Even if you haven't seen the movie or read the book, both of which are based on his life, by now you might already be familiar with the story of Jordan Belfort, on whom "The Wolf of Wall Street" is based.
At 27, the Bronx, New York native founded a brokerage firm called Stratton Oakmont in 1989 with partner Danny Porush. Stratton Oakmont made its name by selling hyped shares of businesses that the firm personally invested in, only to sell the firm's own shares once the prices were inflated by their own salesmanship, leaving their clients with the losses as soon as the prices dropped back down to earth.
In layman's terms, using what's called a classic "pump and dump" scheme, Belfort screwed his own customers to the tune of $200 million with no remorse.
"Some actually laughed when a guy would send in $50,000," says this testimonial from 1998.
The nature of the books and movie based on Belfort's career of scum-bagging is beyond outrageous but, by all accounts taken, very much true. So now question remains, how did he do it? How could one firm be solely dedicated to ripping off every investor that it called up and actually prosper for a multitude of years?
For one, the lack of connectivity throughout the world probably helped Stratton's cause. This was, lest we forget, the early 90s. There were little to no public forums on which victims could alert others and news didn't travel as fast. And on the few occasions that a broadcast danger did arise, Belfort was likely to swiftly swat it away.
Indeed the L.A. Times did report of a $200 million libel lawsuit filed by Stratton Oakmont in 1995 against Prodigy Services Co., which controlled an online forum that featured 2 million subscribers, one of which made "offensive" remarks about Belfort's company and its business practices.
Belfort dropped the lawsuit once Prodigy apologized and Prodigy, in turn, stopped their own investigation into Stratton's business practices (with no need to prove that what Belfort regarded as "libel" was actually the truth). Had Prodigy continued its digging, it would have likely found out what the world knows now. Stratton Oakmont was full of professional lying cheats.
"His scam, which amounts to 'you bought, we sold' is among the oldest in the investment industry," wrote Esquire magazine's Michael Maiello. "It relies only on the persistence of fast talking salespeople, which Belfort and Porush assembled in abundance."
Once the two business partners assembled their ranks, it was only a matter of showing them the light, ironically to the darkest methods in the financial world.

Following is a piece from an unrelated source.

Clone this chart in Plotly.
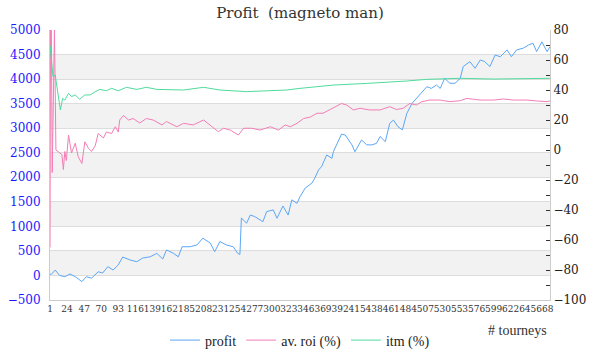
import plotly.graph_objects as go

# tourney index / value pairs
profit_t = [1, 3, 8, 14, 21, 28, 35, 44, 50, 57, 66, 72, 79, 86, 93, 99, 109, 118, 126, 136,
            145, 153, 158, 167, 174, 179, 190, 199, 207, 217, 223, 230, 239, 248, 254, 257,
            259, 266, 271, 277, 288, 293, 302, 307, 315, 322, 327, 334, 338, 345, 354, 358,
            363, 367, 374, 381, 383, 394, 399, 408, 412, 421, 428, 435, 441, 446, 453, 459,
            464, 470, 476, 482, 489, 495, 502, 509, 515, 522, 527, 533, 540, 547, 554, 558,
            567, 574, 581, 587, 594, 601, 608, 617, 623, 630, 639, 646, 652, 657, 664, 671, 675]
profit_v = [25, 25, 110, 0, -25, 30, -25, -125, -25, -55, 75, 50, 180, 110, 215, 375, 315, 280, 355, 380,
            450, 335, 520, 455, 380, 585, 585, 620, 760, 660, 485, 690, 620, 585, 450, 430,
            1170, 1065, 1230, 1200, 1095, 1300, 1335, 1165, 1415, 1230, 1540, 1470, 1605, 1780, 1880, 1985,
            2150, 2215, 2455, 2385, 2520, 2880, 2860, 2660, 2520, 2760, 2660, 2660, 2690, 2830, 2725, 3100,
            3165, 3030, 2965, 3300, 3505, 3610, 3745, 3845, 3810, 3880, 3810, 4015, 3915, 3915, 4015, 4255,
            4355, 4220, 4390, 4355, 4255, 4490, 4455, 4595, 4455, 4595, 4630, 4695, 4730, 4560, 4760, 4560, 4660]

roi_t = [1, 2, 4, 7, 9, 17, 19, 21, 23, 26, 30, 35, 39, 44, 48, 53, 57, 62, 66, 73, 77, 84, 89, 93, 95,
         100, 107, 113, 122, 131, 140, 152, 158, 163, 172, 181, 194, 208, 217, 228, 235, 244, 255,
         262, 273, 284, 298, 309, 318, 325, 334, 343, 352, 361, 369, 378, 387, 394, 401, 410, 419,
         432, 446, 459, 468, 477, 486, 495, 502, 513, 527, 540, 554, 563, 572, 581, 599, 612, 626,
         644, 657, 671, 675]
roi_v = [-65, 150, -15, 81, 0, -3, -13, -1, -7, 10, -2, 4.5, -4.5, -9, 5.5, 1, -1, 3, 11, 8, 12, 11, 15.5, 12, 20,
         23, 20, 21, 18, 21, 20, 16.7, 19, 17.8, 15.5, 17.8, 16.7, 20, 16.7, 12.2, 14.5, 13.3, 10,
         14.5, 14.5, 13.3, 15.5, 13.3, 16.7, 15.5, 17.8, 21, 22, 24.5, 24.5, 26.7, 28.9, 31, 30, 26.7, 27.8,
         26.7, 26.7, 28.9, 27, 27.8, 31, 30, 32.2, 33.3, 33.3, 32.2, 32.9, 34.4, 33.8, 33.3, 33.3, 34, 33.3,
         33.3, 32.7, 32.2, 32.7]

itm_t = [1, 5, 8, 12, 15, 18, 21, 26, 30, 35, 41, 48, 55, 62, 68, 77, 84, 93, 104, 118, 131, 145,
         160, 181, 208, 230, 266, 293, 320, 338, 383, 428, 457, 482, 509, 554, 599, 675]
itm_v = [70, 49, 50, 35.6, 26.7, 34.4, 33.3, 37.8, 35.6, 36.7, 33.8, 36.7, 36.7, 38.9, 40.4, 39.5, 41.1,
         39.5, 41.8, 40.4, 41.8, 40.4, 40.4, 40, 41.8, 40, 38.9, 39.5, 40, 41.1, 43.3, 44.4, 45.1, 46,
         47.1, 47.8, 47.3, 47.8]

x_ticks = list(range(1, 669, 23))
x_ticklabels = [str(v) for v in x_ticks]

FONT = "DejaVu Serif, serif"
LFONT = "Liberation Serif, Times New Roman, serif"

fig = go.Figure()
fig.add_trace(go.Scatter(x=profit_t, y=profit_v, name="profit", mode="lines",
                         line=dict(color="#5ba7f7", width=1), yaxis="y"))
fig.add_trace(go.Scatter(x=roi_t, y=roi_v, name="av. roi (%)", mode="lines",
                         line=dict(color="#f27eb5", width=1), yaxis="y2"))
fig.add_trace(go.Scatter(x=itm_t, y=itm_v, name="itm (%)", mode="lines",
                         line=dict(color="#4fdb9c", width=1), yaxis="y2"))

# alternating background bands on the left axis
for lo in range(0, 5000, 1000):
    fig.add_shape(type="rect", xref="paper", yref="y", x0=0, x1=1, y0=lo, y1=lo + 500,
                  fillcolor="#f2f2f2", line_width=0, layer="below")

fig.update_layout(
    width=600, height=360,
    margin=dict(l=50, r=50, t=30, b=60, autoexpand=False),
    paper_bgcolor="white", plot_bgcolor="white",
    font=dict(family=FONT, color="#333333", size=12),
    title=dict(text="Profit  (magneto man)", x=0.5, xanchor="center", y=0.965, yanchor="middle",
               font=dict(family=FONT, size=15, color="#333333")),
    showlegend=True,
    legend=dict(orientation="h", x=0.5, xanchor="center", y=-0.15, yanchor="middle",
                itemwidth=30, font=dict(family=LFONT, size=14, color="#222222"),
                bgcolor="rgba(0,0,0,0)"),
    xaxis=dict(range=[1, 675], tickmode="array", tickvals=x_ticks, ticktext=x_ticklabels,
               tickangle=0, showgrid=False, zeroline=False, showline=True, linecolor="#cccccc",
               linewidth=1, ticks="", tickfont=dict(family=FONT, size=9, color="#333333")),
    yaxis=dict(range=[-500, 5000], dtick=500, tick0=0, showgrid=True, gridcolor="#dddddd",
               zeroline=False, showline=True, linecolor="#cccccc", mirror=False,
               ticklabelstandoff=6,
               tickfont=dict(family=FONT, size=12, color="#1a1aff"), ticks=""),
    yaxis2=dict(range=[-100, 80], dtick=20, tick0=0, overlaying="y", side="right",
                showgrid=False, zeroline=False, showline=True, linecolor="#cccccc",
                ticks="inside", ticklen=4, tickcolor="#333333",
                minor=dict(dtick=10, ticks="inside", ticklen=4, tickcolor="#333333", showgrid=False),
                tickfont=dict(family=FONT, size=12, color="#222222")),
    annotations=[dict(text="# tourneys", xref="paper", yref="paper", x=0.997, y=-0.112,
                      xanchor="right", yanchor="middle", showarrow=False,
                      font=dict(family=LFONT, size=14, color="#333333"))],
)

fig.write_html("out.html", config={"displayModeBar": False},
               post_script="document.body.style.margin='0';document.body.style.overflow='hidden';")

"He taught them his trusted cold-calling technique, the 'Kodak pitch,'" wrote Roula Khalaf for Forbes in 1991 (an article around which one distinct scene of the movie was centered). "That is, the first tout is not some obscure over-the-counter issue but a blue chip, often Eastman Kodak. Only after an investor takes the blue-chip bait do Belfort’s brokers pitch the higher-margin garbage."
Gaining investors' trust and sounding like a legit firm by name-dropping some of the biggest companies in the world was the name of Belfort's game. Then came the promotion of bogus stocks. And when investors wouldn't bite, there was always the constant pestering to resort to.
"Brokers would badger clients, asking: "Who wears the pants in your family?" and telling them "Bill Gates and Warren Buffett are going to invest, you've got to get in," one lawyer told the Wall Street Journal.
There was simply no getting out of conversation with Stratton Oakmont stock brokers until they got their way, especially if an investor had a deep sense of greed inside of them. However buried and hidden, Belfort knew he could get to it. The head-man in charge even went to the lengths of printing well-detailed scripts that had a response for every rebuttal a potential client offered.
"If somebody says, 'I need to talk to my wife first,' you said, 'Does your wife talk to you before she buys a fur coat? No,'" former Stratton employee Josh Shapiro told the New York Post.
Insults, badgering, misogyny: Belfort would seemingly stop at no lengths to pressure clients into sending him money. There even are accounts of brokers declining to sell shares that would make customers a profit, even when those same customers had blatantly asked them to.
It might sound like a shocking revelation, and rightly so. Everything about the way in which Belfort conducted himself in the early 90s was shocking. The Wolf was so intent on catching his prey, even if it cost his victims their financial lives.
"He was the master of the high-pressure cold call," Susan Adams wrote for Forbes in 1998. "A former meat salesman, he trained the brat-pack brokers at his Lake Success, N.Y. bucket shop, Stratton Oakmont, with the slogan 'Never hang up the phone until the customer buys or dies.'"
Unfortunately, too many investors caved in, willing to buy, while it took just too long for the government to ensure that Stratton Oakmont and their heavy-handed tactics died.